The following is a verbatim quote of the Student Academic Integrity Code for all students at the University of Maine at Augusta. The words below not only describe the general expectation for all students at UMA (that your work must be your own) but also my particular expectations for your conduct in this class. You are responsible for learning the standards of academic integrity and ensuring that your work meets these standards. Failure to do so may result in appropriate sanctions — and nobody wants you to end up in that circumstance. If you have any questions about whether you might be violating standards of academic integrity, do two things: First, stop. Second, if you’re in doubt, consult with me to find out what the right course of action would be.


“Plagiarism: the representation of others’ words or ideas as one’s own. For example,

  • Submitting as one’s own work an examination, paper, homework assignment, or other project (laboratory report, artistic work, computer program, etc.) that was created entirely or partially by someone else.
  • Failure to use quotation marks to signal that one is using another person’s precise words. Even brief phrases must be enclosed in quotation marks.
  • Failure to identify the source of quotations and paraphrases. Of course one must cite the source of quotations; one must also cite the source of ideas and information that is not common knowledge even when paraphrased (presented in one’s own words). Sources include unpublished as well as published items — for example, books, articles, material on the Internet, television programs, instructors’ lectures, and people, including other students, friends, and relatives.
  • Creating an academically dishonest paraphrase. When paraphrasing the author must find their own way of expressing the original meaning. Simply inserting synonyms into the source’s sentence structures is plagiarism.
  • Failure to identify the source of the elements of a nonverbal work (for example, a painting, dance, musical composition, or mathematical proof) that are derived from the work of others.

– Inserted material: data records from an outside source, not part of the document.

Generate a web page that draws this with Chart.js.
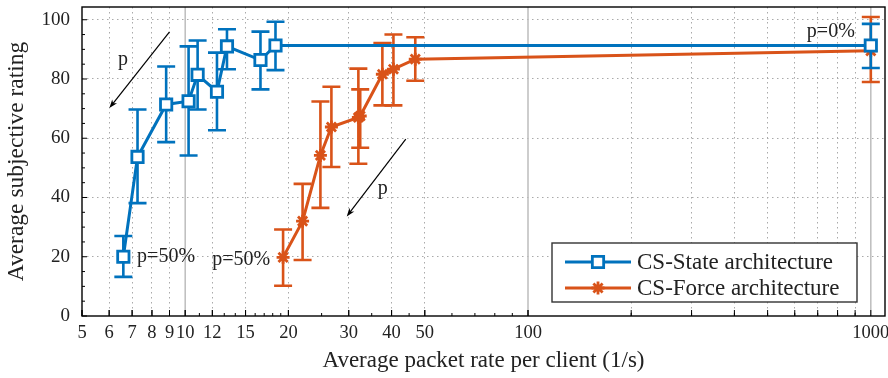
<!DOCTYPE html>
<html>
<head>
<meta charset="utf-8">
<script src="https://cdn.jsdelivr.net/npm/chart.js@4.4.0/dist/chart.umd.min.js"></script>
<style>
  html, body { margin: 0; padding: 0; background: #fff; }
</style>
</head>
<body>
<canvas id="chart" width="888" height="378"></canvas>
<script>
var serif = "'Liberation Serif', 'DejaVu Serif', serif";

// CS-State architecture
var stateRate = [6.6, 7.26, 8.8, 10.23, 10.87, 12.38, 13.24, 16.58, 18.34, 1000];
var stateRating = [20, 53.7, 71.4, 72.5, 81.4, 75.7, 91, 86.4, 91.3, 91.3];
var stateLow = [13.2, 38.1, 58.7, 54.2, 69.7, 62.7, 83.3, 76.5, 83, 83.7];
var stateHigh = [27, 69.7, 84.2, 91, 93, 88.9, 96.8, 96, 99.3, 98.6];

// CS-Force architecture
var forceRate = [19.3, 22.0, 24.8, 26.7, 32.0, 32.4, 37.6, 40.5, 46.9, 1000];
var forceRating = [19.8, 32, 54.2, 63.8, 67, 67.5, 81.6, 83.3, 86.7, 89.5];
var forceLow = [10.2, 18.9, 36.5, 50.3, 51.4, 56.8, 71.1, 71.1, 79.4, 79];
var forceHigh = [29.2, 44.6, 72.4, 77.4, 83.5, 76.5, 92.1, 95, 94.1, 100.9];

var xLabelTicks = [5, 6, 7, 8, 9, 10, 12, 15, 20, 30, 40, 50, 100, 1000];
var xMinorTicks = [200, 300, 400, 500, 600, 700, 800, 900];
var xSolidLines = [10, 100, 1000];
var yTicks = [0, 20, 40, 60, 80, 100];

var blue = '#0072BD';
var orange = '#D95319';

function toPoints(xs, ys) {
    return xs.map(function (x, i) { return { x: x, y: ys[i] }; });
}

var extras = {
    id: 'extras',
    beforeDatasetsDraw: function (chart) {
        var ctx = chart.ctx;
        var area = chart.chartArea;
        var xs = chart.scales.x;
        ctx.save();
        ctx.strokeStyle = '#bdbdbd';
        ctx.lineWidth = 1.5;
        xSolidLines.forEach(function (v) {
            var x = xs.getPixelForValue(v);
            ctx.beginPath();
            ctx.moveTo(x, area.top);
            ctx.lineTo(x, area.bottom);
            ctx.stroke();
        });
        ctx.restore();
    },
    beforeDatasetDraw: function (chart, args) {
        // error bars under each series' line
        var ds = chart.data.datasets[args.index];
        var ys = chart.scales.y;
        var ctx = chart.ctx;
        ctx.save();
        ctx.strokeStyle = ds.borderColor;
        ctx.lineWidth = 2.6;
        args.meta.data.forEach(function (pt, i) {
            var top = ys.getPixelForValue(ds.errHigh[i]);
            var bot = ys.getPixelForValue(ds.errLow[i]);
            ctx.beginPath();
            ctx.moveTo(pt.x, top);
            ctx.lineTo(pt.x, bot);
            ctx.moveTo(pt.x - 9, top);
            ctx.lineTo(pt.x + 9, top);
            ctx.moveTo(pt.x - 9, bot);
            ctx.lineTo(pt.x + 9, bot);
            ctx.stroke();
        });
        ctx.restore();
    },
    afterDraw: function (chart) {
        var ctx = chart.ctx;
        var area = chart.chartArea;
        var xs = chart.scales.x;
        var ys = chart.scales.y;
        ctx.save();

        // inner tick marks
        ctx.strokeStyle = '#000';
        ctx.lineWidth = 1;
        ctx.beginPath();
        for (var v = 0; v <= 100; v += 5) {
            var y = ys.getPixelForValue(v);
            var len = v % 20 === 0 ? 5 : 3;
            ctx.moveTo(area.left, y);
            ctx.lineTo(area.left + len, y);
        }
        var minorX = [];
        for (var m = 5; m <= 20; m++) minorX.push(m);
        [25, 30, 35, 40, 45, 50, 60, 70, 80, 90, 100].forEach(function (m) { minorX.push(m); });
        minorX = minorX.concat(xMinorTicks);
        minorX.forEach(function (m) {
            var x = xs.getPixelForValue(m);
            var len = xLabelTicks.indexOf(m) >= 0 ? 6 : 3;
            ctx.moveTo(x, area.bottom);
            ctx.lineTo(x, area.bottom - len);
        });
        xLabelTicks.concat(xMinorTicks).forEach(function (m) {
            var x = xs.getPixelForValue(m);
            ctx.moveTo(x, area.bottom);
            ctx.lineTo(x, area.bottom - 6);
        });
        ctx.stroke();

        // frame
        ctx.lineWidth = 1.4;
        ctx.strokeRect(area.left, area.top, area.right - area.left, area.bottom - area.top);

        // annotations
        function arrow(x1, y1, x2, y2) {
            var ax = xs.getPixelForValue(x1), ay = ys.getPixelForValue(y1);
            var bx = xs.getPixelForValue(x2), by = ys.getPixelForValue(y2);
            var ang = Math.atan2(by - ay, bx - ax);
            ctx.strokeStyle = '#000';
            ctx.fillStyle = '#000';
            ctx.lineWidth = 1.2;
            ctx.beginPath();
            ctx.moveTo(ax, ay);
            ctx.lineTo(bx - 5 * Math.cos(ang), by - 5 * Math.sin(ang));
            ctx.stroke();
            ctx.beginPath();
            ctx.moveTo(bx, by);
            ctx.lineTo(bx - 9 * Math.cos(ang - 0.35), by - 9 * Math.sin(ang - 0.35));
            ctx.lineTo(bx - 6 * Math.cos(ang), by - 6 * Math.sin(ang));
            ctx.lineTo(bx - 9 * Math.cos(ang + 0.35), by - 9 * Math.sin(ang + 0.35));
            ctx.closePath();
            ctx.fill();
        }
        function label(text, x, y, align) {
            ctx.fillStyle = '#222';
            ctx.font = '20px ' + serif;
            ctx.textAlign = align;
            ctx.textBaseline = 'middle';
            ctx.fillText(text, xs.getPixelForValue(x), ys.getPixelForValue(y));
        }
        arrow(9, 95.9, 6.01, 70.2);
        arrow(44, 59.7, 29.6, 33.6);
        label('p', 6.59, 86.4, 'center');
        label('p', 37.7, 43, 'center');
        label('p=50%', 7.24, 20, 'left');
        label('p=50%', 17.7, 19, 'right');
        label('p=0%', 898, 96, 'right');

        // legend
        var bx0 = 552, by0 = 243, bw = 305, bh = 59;
        ctx.fillStyle = '#fff';
        ctx.fillRect(bx0, by0, bw, bh);
        ctx.strokeStyle = '#333';
        ctx.lineWidth = 1.4;
        ctx.strokeRect(bx0, by0, bw, bh);
        var rows = [
            { ds: chart.data.datasets[0], y: 262 },
            { ds: chart.data.datasets[1], y: 288 }
        ];
        rows.forEach(function (r) {
            ctx.strokeStyle = r.ds.borderColor;
            ctx.lineWidth = 3;
            ctx.beginPath();
            ctx.moveTo(565, r.y);
            ctx.lineTo(631, r.y);
            ctx.stroke();
            ctx.fillStyle = r.ds.pointBackgroundColor;
            ctx.lineWidth = r.ds.pointBorderWidth;
            Chart.helpers.drawPoint(ctx, {
                pointStyle: r.ds.pointStyle,
                radius: r.ds.pointRadius,
                borderWidth: r.ds.pointBorderWidth,
                rotation: 0
            }, 598, r.y);
            ctx.fillStyle = '#222';
            ctx.font = '23px ' + serif;
            ctx.textAlign = 'left';
            ctx.textBaseline = 'middle';
            ctx.fillText(r.ds.label, 637, r.y + 1);
        });
        ctx.restore();
    }
};

var chart = new Chart(document.getElementById('chart'), {
    type: 'line',
    data: {
        datasets: [
            {
                label: 'CS-State architecture',
                data: toPoints(stateRate, stateRating),
                errLow: stateLow,
                errHigh: stateHigh,
                borderColor: blue,
                borderWidth: 3,
                pointStyle: 'rect',
                pointRadius: 8,
                pointBorderWidth: 2.8,
                pointBackgroundColor: '#fff',
                pointBorderColor: blue,
                tension: 0
            },
            {
                label: 'CS-Force architecture',
                data: toPoints(forceRate, forceRating),
                errLow: forceLow,
                errHigh: forceHigh,
                borderColor: orange,
                borderWidth: 3,
                pointStyle: 'star',
                pointRadius: 6.5,
                pointBorderWidth: 2.8,
                pointBackgroundColor: orange,
                pointBorderColor: orange,
                tension: 0
            }
        ]
    },
    options: {
        responsive: false,
        animation: false,
        clip: false,
        layout: { autoPadding: false, padding: { top: 7, right: 3, left: 0, bottom: 0 } },
        plugins: {
            legend: { display: false },
            tooltip: { enabled: false }
        },
        scales: {
            x: {
                type: 'logarithmic',
                min: 5,
                max: 1100,
                afterBuildTicks: function (scale) {
                    scale.ticks = xLabelTicks.concat(xMinorTicks)
                        .sort(function (a, b) { return a - b; })
                        .map(function (v) { return { value: v }; });
                },
                afterFit: function (scale) {
                    scale.height = 62;
                    scale.paddingLeft = 0;
                    scale.paddingRight = 0;
                },
                ticks: {
                    autoSkip: false,
                    maxRotation: 0,
                    padding: 6,
                    color: '#222',
                    font: { family: serif, size: 18.5 },
                    callback: function (value) {
                        return xLabelTicks.indexOf(value) >= 0 ? String(value) : '';
                    }
                },
                grid: {
                    drawTicks: false,
                    lineWidth: 1,
                    color: function (c) {
                        var v = c.tick && c.tick.value;
                        if (v === 5 || xSolidLines.indexOf(v) >= 0) return 'rgba(0,0,0,0)';
                        return '#aaaaaa';
                    }
                },
                border: { display: false, dash: [1.5, 3.5] },
                title: {
                    display: true,
                    text: 'Average packet rate per client (1/s)',
                    color: '#222',
                    font: { family: serif, size: 23 },
                    padding: { top: 0, bottom: 3 }
                }
            },
            y: {
                min: 0,
                max: 104.3,
                afterBuildTicks: function (scale) {
                    scale.ticks = yTicks.map(function (v) { return { value: v }; });
                },
                afterFit: function (scale) {
                    scale.width = 82;
                    scale.paddingTop = 0;
                    scale.paddingBottom = 0;
                },
                ticks: {
                    padding: 12,
                    color: '#222',
                    font: { family: serif, size: 19 }
                },
                grid: {
                    drawTicks: false,
                    lineWidth: 1,
                    color: function (c) {
                        var v = c.tick && c.tick.value;
                        return v === 0 ? 'rgba(0,0,0,0)' : '#aaaaaa';
                    }
                },
                border: { display: false, dash: [1.5, 3.5] },
                title: {
                    display: true,
                    text: 'Average subjective rating',
                    color: '#222',
                    font: { family: serif, size: 23.5 },
                    padding: { top: 3, bottom: 0 }
                }
            }
        }
    },
    plugins: [extras]
});
</script>
</body>
</html>
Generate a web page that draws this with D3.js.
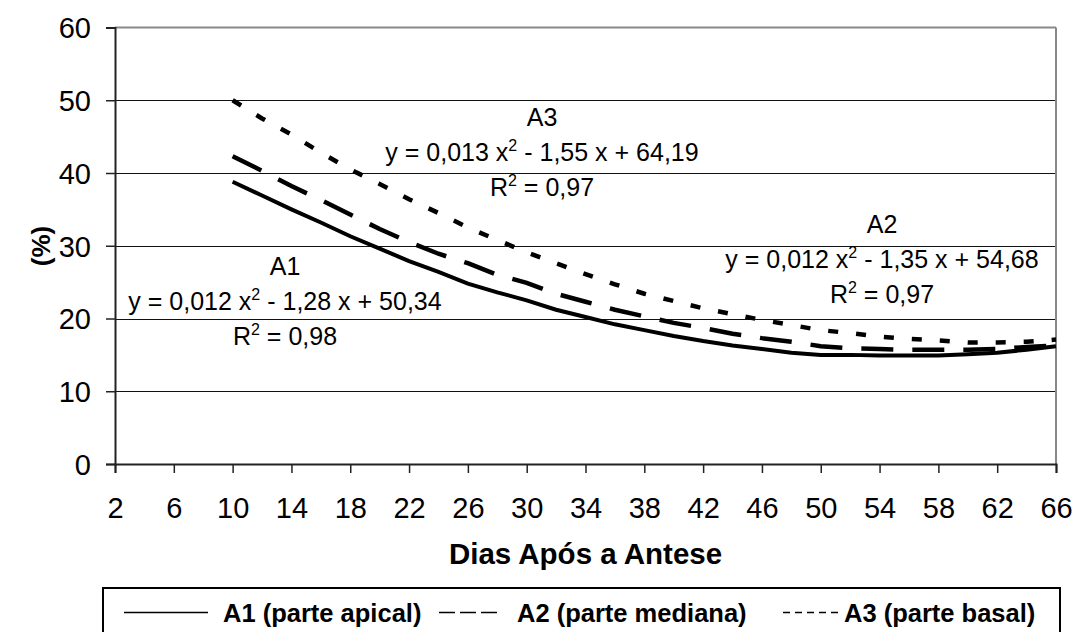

“Cheating: the use or attempted use of unauthorized assistance in an examination, paper, homework assignment, or other project. For example,

  • Copying answers from another student’s examination.
  • Communicating in any way with another student or a third party during an examination without the permission of the instructor.
  • Using unauthorized materials or devices (e.g. notes, textbooks, calculators, electronic devices) during an examination without the permission of the instructor.
  • Obtaining and/or reading a copy of an examination before its administration without the permission of the instructor.
  • Collaborating with other students or third parties on a take-home examination, paper, homework assignment, or other project without the permission of the instructor.

“Additional violations of academic integrity include:

“Duplicate Work: Submitting a paper or other project in more than one course without the permission of the instructors. Students are expected to produce original work for each course. A student should not submit identical or substantially similar papers or projects in two different courses (in the same or different semesters) unless both instructors have given their permission.

“Facilitating Academic Dishonesty: assisting another student’s academic dishonesty. For example,

  • Writing a paper or other project for another student.
  • Permitting another student to copy from one’s examination, paper, homework assignment, or other project.
  • Assisting another student on a take-home examination, paper, homework assignment, or other project if one knows or suspects such assistance is not authorized by the instructor.


“Fabrication: For example,

  • Fabrication of data: Inventing or falsifying the data of a laboratory experiment, field project, or other project.
  • Fabrication of a citation: Inventing a citation for a research paper or other project.
  • Alteration of an assignment: Altering a graded examination, paper, homework assignment, or other project and resubmitting it to the instructor in order to claim an error in grading.”


In this class, I encourage you to share notes with other students and to study together for exams. However, you may not collaborate with other students in any way when actually taking exams or when completing written assignments. You may refer to your own notes and your textbook when working on your written assignments — but you may not copy their work or the work of others, and your writing must be the result of your own work. You may not plagiarize or fabricate in your written work in any way, and the work you turn in for papers and DIY Activities should be your own unless you specifically indicate otherwise through quotation and citation of information sources and ideas.

If I uncover evidence that you have violated academic integrity, I will notify the University’s Student Conduct Officer for review and possible university-level sanctions. At the course level, I reserve the right to impose sanctions including a zero grade for your graded assignment and a zero grade for the course.